Perhaps you have operated on your own for years, creating rapid-development e-learning and instructor-led training in house. Perhaps you have had less-than-ideal experiences with other e-learning vendors (we wouldn't be entirely shocked). It's also possible that your organization hasn't made training a priority until now, because you were too small or had an oral tradition when it came to training. Whatever the reason, you are here now.
The idea of building custom e-learning software tailored to your learners' exact needs is awesome. Let's just focus on the first definition there: "causing or inducing awe;inspiring an overwhelming feeling of reverence, admiration, or fear." Essentially, partnering with an e-learning juggernaut like NogginLabs can actually be pretty daunting for a new client.
Over time we develop relationships with the our clients to create award-winning courseware that delights your learners. But a new relationship with any custom e-learning vendor can be challenging at first. It takes time to develop a working relationship. Just like a snowflake, this is different for every single client. Unlike a snowflake, there are some guidelines to keep us all happy.
1. ALLOW YOURSELF TO BE AGILE DURING THE FEEDBACK PROCESS.
Newer clients often want to give us feedback on deliverables, and then see that feedback incorporated in a finalized document or iterated version. According to our process for building custom e-learning, we take your feedback and move to the next phase of development with the understanding that all of your feedback will be implemented in that phase.
This might sound like we are being inflexible, but it helps us to avoid situations where you get locked into endless review cycles. So what is wrong with multiple feedback cycles? Multiple review cycles can negatively impact your timeline and scope, and the kind of over-thinking that comes out of them tends to hurt the quality of the final product.
For example, John didn't see versions 1 through 3, but he is reviewing version 4. Sherry decided in version 2 to remove all periods from sentences (weird, but okay). John sees this in version 4 goes about adding all of the periods back into the text. Communication has more opportunities to break down, and a series of unrelated decisions create a less-than-ideal course for your learners.
Trust us to implement your feedback. You don't need to see it again. Remain agile and understand that your opinion is valuable to us. We want to include all of your feedback. Help us keep the process streamlined and easier on you by making it easier on yourself.
2. GIVE FEEDBACK THOUGHTFULLY (AND PROUDLY).
Working with an custom e-learning vendor is going to mean a lot of review on your end: documents, spreadsheets, and iterated versions of your courseware in various stages of development. It can feel like a burden, but don't let it be. Focus on what is essential and critical to our understanding of your goals.
All stakeholders should review the deliverable (a script, course preview, Beta, or whatever) the first time around. The project manager on your side should compile the feedback and resolve any internal disagreements before finalizing the feedback with us. Focus on making the best experiences for your learners and recognize that this may not always align with your personal preferences.

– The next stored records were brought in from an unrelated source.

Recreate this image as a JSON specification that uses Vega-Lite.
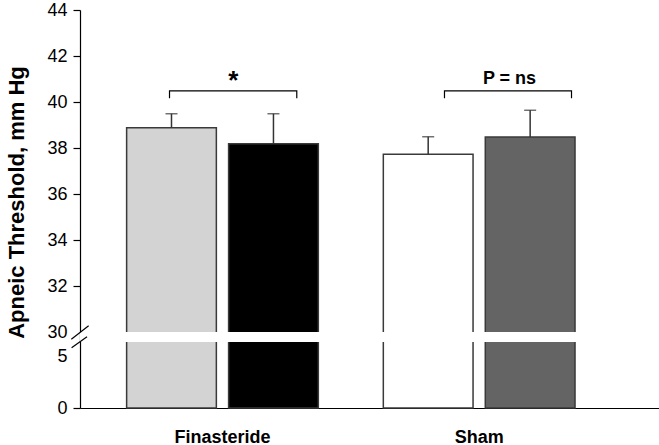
{
  "$schema": "https://vega.github.io/schema/vega-lite/v6.json",
  "width": 579,
  "height": 398,
  "autosize": "none",
  "padding": {"left": 80, "top": 10, "right": 0, "bottom": 37},
  "background": "white",
  "config": {"view": {"stroke": null}, "font": "Liberation Sans"},
  "datasets": {
    "bars": [
      {"group": "Finasteride", "sub": "a", "bar": "Finasteride A", "mean": 38.88, "upper": 39.49},
      {"group": "Finasteride", "sub": "b", "bar": "Finasteride B", "mean": 38.19, "upper": 39.49},
      {"group": "Sham", "sub": "a", "bar": "Sham A", "mean": 37.73, "upper": 38.49},
      {"group": "Sham", "sub": "b", "bar": "Sham B", "mean": 38.48, "upper": 39.64}
    ],
    "brackets": [
      {"id": "F", "px": 0.1546, "py": 40.16, "ord": 0},
      {"id": "F", "px": 0.1546, "py": 40.48, "ord": 1},
      {"id": "F", "px": 0.3744, "py": 40.48, "ord": 2},
      {"id": "F", "px": 0.3744, "py": 40.16, "ord": 3},
      {"id": "S", "px": 0.6295, "py": 40.16, "ord": 0},
      {"id": "S", "px": 0.6295, "py": 40.48, "ord": 1},
      {"id": "S", "px": 0.8489, "py": 40.48, "ord": 2},
      {"id": "S", "px": 0.8489, "py": 40.16, "ord": 3}
    ],
    "labels": [
      {"tx": 0.265, "ty": 40.55, "label": "*", "kind": "star"},
      {"tx": 0.7418, "ty": 40.78, "label": "P = ns", "kind": "p"}
    ],
    "slashes": [
      {"x1": -0.015, "y1": 22.4, "x2": 0.0149, "y2": 30.27},
      {"x1": -0.0145, "y1": 13.65, "x2": 0.0121, "y2": 25.1}
    ],
    "breaks": [{"gap": 24.8}]
  },
  "layer": [
    {
      "data": {"name": "bars"},
      "encoding": {
        "x": {
          "field": "group",
          "type": "nominal",
          "scale": {"paddingInner": 0.2532, "paddingOuter": 0.2544, "align": 0.357},
          "axis": {
            "title": null,
            "labelAngle": 0,
            "labelFontSize": 18,
            "labelFontWeight": "bold",
            "labelColor": "black",
            "ticks": false,
            "tickSize": 0,
            "labelPadding": 20,
            "domainColor": "black",
            "domainWidth": 1.2
          }
        },
        "xOffset": {"field": "sub", "type": "nominal", "scale": {"paddingInner": 0.12, "paddingOuter": 0}}
      },
      "layer": [
        {
          "mark": {"type": "bar", "stroke": "#3a3a3a", "strokeWidth": 1.5},
          "encoding": {
            "y": {
              "field": "mean",
              "type": "quantitative",
              "scale": {"domain": [0, 5, 30, 44], "range": [398, 346, 322, 0], "nice": false, "zero": false},
              "axis": {
                "values": [0, 5, 30, 32, 34, 36, 38, 40, 42, 44],
                "format": "d",
                "title": "Apneic Threshold, mm Hg",
                "titleFontSize": 22,
                "titleFontWeight": "bold",
                "titleColor": "black",
                "titleX": -64,
                "titleY": 192,
                "titleAngle": -90,
                "titleBaseline": "middle",
                "titleAlign": "center",
                "labelFontSize": 18,
                "labelColor": "black",
                "labelPadding": 6,
                "labelOverlap": false,
                "tickSize": 7,
                "tickColor": "black",
                "tickWidth": 1.2,
                "tickOpacity": {"condition": {"test": "datum.value == 5 || datum.value == 30", "value": 0}, "value": 1},
                "domainColor": "black",
                "domainWidth": 1.2,
                "grid": false
              }
            },
            "color": {
              "field": "bar",
              "type": "nominal",
              "scale": {"domain": ["Finasteride A", "Finasteride B", "Sham A", "Sham B"], "range": ["#d3d3d3", "#000000", "#ffffff", "#646464"]},
              "legend": null
            }
          }
        },
        {
          "mark": {"type": "rule", "color": "#333333", "strokeWidth": 1.5},
          "encoding": {
            "y": {"field": "mean", "type": "quantitative", "scale": {"domain": [0, 5, 30, 44], "range": [398, 346, 322, 0], "nice": false, "zero": false}},
            "y2": {"field": "upper"}
          }
        },
        {
          "mark": {"type": "tick", "color": "#333333", "thickness": 1.5, "size": 12},
          "encoding": {
            "y": {"field": "upper", "type": "quantitative", "scale": {"domain": [0, 5, 30, 44], "range": [398, 346, 322, 0], "nice": false, "zero": false}}
          }
        }
      ]
    },
    {
      "layer": [
        {
          "data": {"name": "breaks"},
          "mark": {"type": "rule", "color": "white", "strokeWidth": 10},
          "encoding": {
            "y": {"field": "gap", "type": "quantitative", "scale": {"domain": [0, 5, 30, 44], "range": [398, 346, 322, 0], "nice": false, "zero": false}}
          }
        },
        {
          "data": {"name": "slashes"},
          "mark": {"type": "rule", "color": "black", "strokeWidth": 1.2},
          "encoding": {
            "x": {"field": "x1", "type": "quantitative", "scale": {"domain": [0, 1], "nice": false, "zero": false}, "axis": null},
            "x2": {"field": "x2"},
            "y": {"field": "y1", "type": "quantitative", "scale": {"domain": [0, 5, 30, 44], "range": [398, 346, 322, 0], "nice": false, "zero": false}},
            "y2": {"field": "y2"}
          }
        },
        {
          "data": {"name": "brackets"},
          "mark": {"type": "line", "color": "black", "strokeWidth": 1.2},
          "encoding": {
            "x": {"field": "px", "type": "quantitative", "scale": {"domain": [0, 1], "nice": false, "zero": false}, "axis": null},
            "y": {"field": "py", "type": "quantitative", "scale": {"domain": [0, 5, 30, 44], "range": [398, 346, 322, 0], "nice": false, "zero": false}},
            "detail": {"field": "id"},
            "order": {"field": "ord"}
          }
        },
        {
          "data": {"name": "labels"},
          "transform": [{"filter": "datum.kind == 'p'"}],
          "mark": {"type": "text", "fontWeight": "bold", "fontSize": 18, "baseline": "alphabetic", "align": "center", "color": "black"},
          "encoding": {
            "x": {"field": "tx", "type": "quantitative", "scale": {"domain": [0, 1], "nice": false, "zero": false}, "axis": null},
            "y": {"field": "ty", "type": "quantitative", "scale": {"domain": [0, 5, 30, 44], "range": [398, 346, 322, 0], "nice": false, "zero": false}},
            "text": {"field": "label"}
          }
        },
        {
          "data": {"name": "labels"},
          "transform": [{"filter": "datum.kind == 'star'"}],
          "mark": {"type": "text", "fontWeight": "bold", "fontSize": 26, "baseline": "alphabetic", "align": "center", "color": "black"},
          "encoding": {
            "x": {"field": "tx", "type": "quantitative", "scale": {"domain": [0, 1], "nice": false, "zero": false}, "axis": null},
            "y": {"field": "ty", "type": "quantitative", "scale": {"domain": [0, 5, 30, 44], "range": [398, 346, 322, 0], "nice": false, "zero": false}},
            "text": {"field": "label"}
          }
        }
      ]
    }
  ],
  "resolve": {"scale": {"x": "independent"}}
}
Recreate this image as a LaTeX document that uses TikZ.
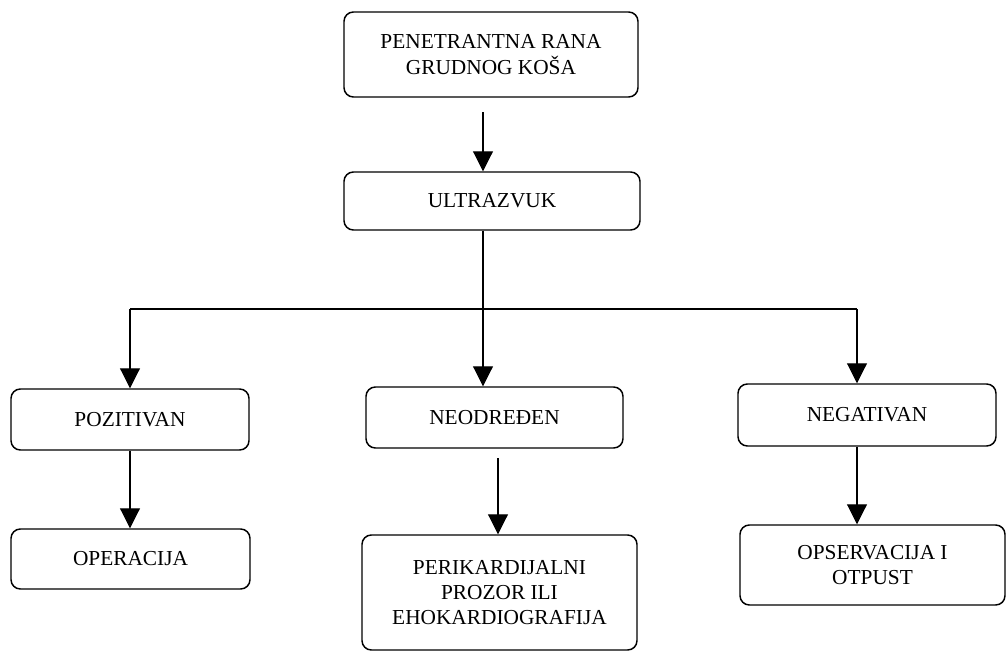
\documentclass[tikz,border=0pt]{standalone}
\usepackage{fontspec}
\setmainfont{Liberation Serif}
\usetikzlibrary{arrows.meta}

\tikzset{
  box/.style={draw, line width=1.1pt, rounded corners=7pt, align=center,
    inner sep=0pt, font=\fontsize{16}{19}\selectfont},
  arr/.style={line width=0.8pt, -{Triangle[width=15pt,length=15pt]}},
  link/.style={line width=0.8pt}
}

\begin{document}
\begin{tikzpicture}[x=0.75pt, y=-0.75pt]
    \useasboundingbox (0,0) rectangle (1007,653);

    % Boxes
    \node[box, minimum width=220.5pt, minimum height=63.75pt] (rana) at (491,54.5)
        {PENETRANTNA RANA\\GRUDNOG KOŠA};
    \node[box, minimum width=222pt, minimum height=43.5pt] (ultra) at (492,201) {ULTRAZVUK};

    \node[box, minimum width=178.5pt, minimum height=45.75pt] (poz) at (130,419.5) {POZITIVAN};
    \node[box, minimum width=192.75pt, minimum height=45.75pt] (neo) at (494.5,417.5) {NEODREĐEN};
    \node[box, minimum width=193.5pt, minimum height=46.5pt] (neg) at (867,415) {NEGATIVAN};

    \node[box, minimum width=179.25pt, minimum height=45pt] (oper) at (130.5,559) {OPERACIJA};
    \node[box, minimum width=206.25pt, minimum height=86.25pt] (peri) at (499.5,592.5)
        {PERIKARDIJALNI\\PROZOR ILI\\EHOKARDIOGRAFIJA};
    \node[box, minimum width=198.75pt, minimum height=60pt] (opser) at (872.5,565)
        {OPSERVACIJA I\\OTPUST};

    % Branch points
    \coordinate (split) at (483,309);
    \coordinate (barL) at (130,309);
    \coordinate (barR) at (857,309);
    \coordinate (midx) at (498,0);

    % Connectors
    \draw[arr, shorten <=11pt] (rana.south -| split) -- (ultra.north -| split);
    \draw[link] (ultra.south -| split) -- (split);
    \draw[link] (barL) -- (barR);
    \draw[arr] (barL) -- (barL |- poz.north);
    \draw[arr] (split) -- (split |- neo.north);
    \draw[arr] (barR) -- (barR |- neg.north);

    \draw[arr] (barL |- poz.south) -- (barL |- oper.north);
    \draw[arr, shorten <=7pt] (midx |- neo.south) -- (midx |- peri.north);
    \draw[arr] (barR |- neg.south) -- (barR |- opser.north);
\end{tikzpicture}
\end{document}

We've built a company of published authors, award-winning playwrights, immensely talented artists, and brilliant programmers to make all the little details come together. We understand how to motivate learners and create dazzling e-learning solutions. Let us do that for you.
3. ACCEPT THAT IT WILL NEVER BE PERFECT (AND KEEP MOVING FORWARD).
If you embrace the development process, this one shouldn't be hard. You could always do more and make it cooler, but at some point you have a time and (probably) a budget limit. Focus on your key goals and get it out the door. If this first course is a success, come back and expand it or add a second one in a year or two.
Don't try to make one course that is all things to all people. Inevitably, that leads to beige, boring choices that make your course uninteresting and uninspiring. Why would you want to go back and do more if that is the case (and why would anyone give you money to do that)?
4. HAVE A ROLLOUT PLAN.
The ultimate success of your training initiative is somewhat out of our hands. We can make you the best possible custom e-learning solution for you within a set of given constraints, but it's up to you to get people excited about the course, and then to actually deploy it.
If you don't think it is possible for people to be excited about training you are dead wrong. Delta Air Lines is a stellar example of how a company embraced the concept of gamification, and then promoted the game via email, cut-standees, and even a custom comic book!
You, of course, don't have to go to this far, but you should be developing training that inspires, as well as trains. Then you can feel good about blasting out that email or demoing a short video clip of the game to your colleagues to pique their interest.
5. IT'S ALL A MATTER OF TRUST.
Throughout the process, trust is the recurring theme. If you can't trust the vendor you carefully sought, vetted, and hired, then you are set up for trouble from the start. Remember why you decided to engage a custom e-learning vendor in the first place. The reasons here will vary, but hopefully the vendor's expertise in the field of adult learning is a primary one. Creating something great that people will love should be high on your list, too.